You’ll have to forgive me but I’m about to get shamelessly sentimental here…
There are those moments when something you’ve seen or heard or done a thousand times hits you from just the right angle that it becomes new again. When every memory that clouds what it really is falls away and you’re left with something that you’re seeing with total clarity, as if it’s the first time you ever saw it. My musical moment of 2012 was one of these.

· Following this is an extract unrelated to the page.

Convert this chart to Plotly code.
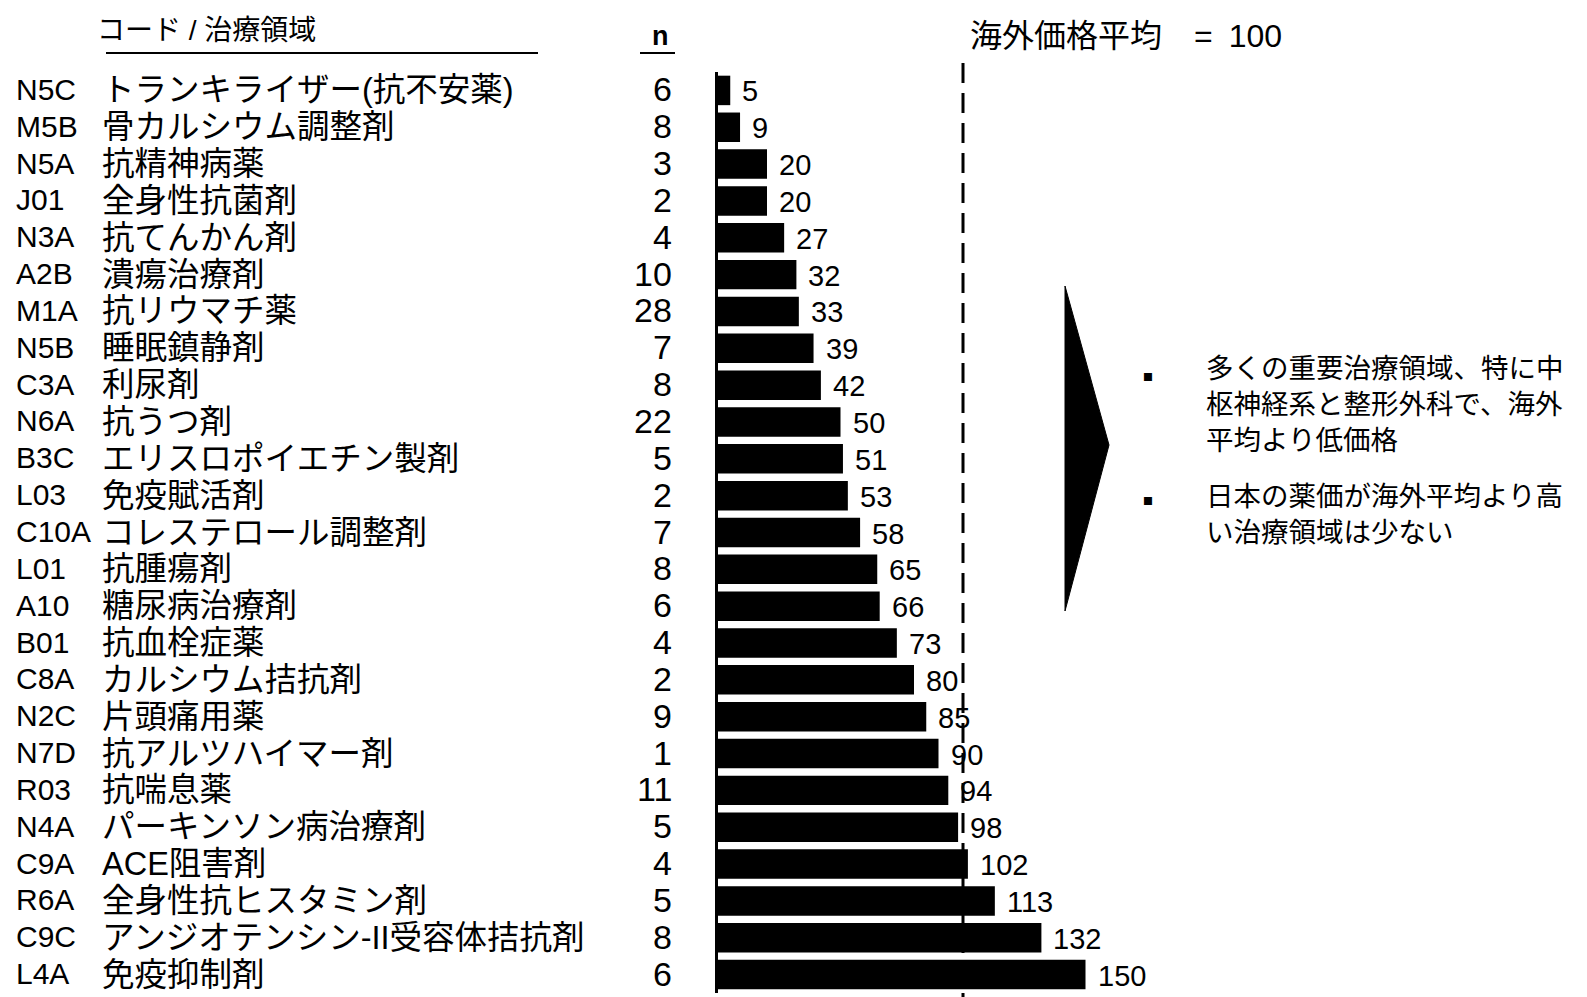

It was 3am in April, the air was warm and still and the sky was clear enough that you could see perfectly by the moonlight alone. My wife lay asleep down the hall and I stood in my sitting room cradling my son, barely a month old. Just audible from a pair of speakers in a corner of the room came the sound of Billie Holiday’s Lady In Satin. An album that I’ve known for years, an album that has followed me around but never fully burrowed its way into my skull in the way I’d hoped. But in that moment, I heard in Billie Holiday’s voice what I’d been told I was always supposed to. The vulnerability and sadness, the supreme control that masked the emotion that always threatened to break free. It was like I’d been hearing an eerily accurate impression for years and all of a sudden I’d finally been allowed to hear to real thing in all of its glorious imperfection.
Every moment as the album played was clear in ways it had never been, and with it every thing in the room around me was as well, as though my existence had shifted and I was only now seeing it. And as my son fell as asleep in my arms I was hearing this music in the same way he was: for the first time.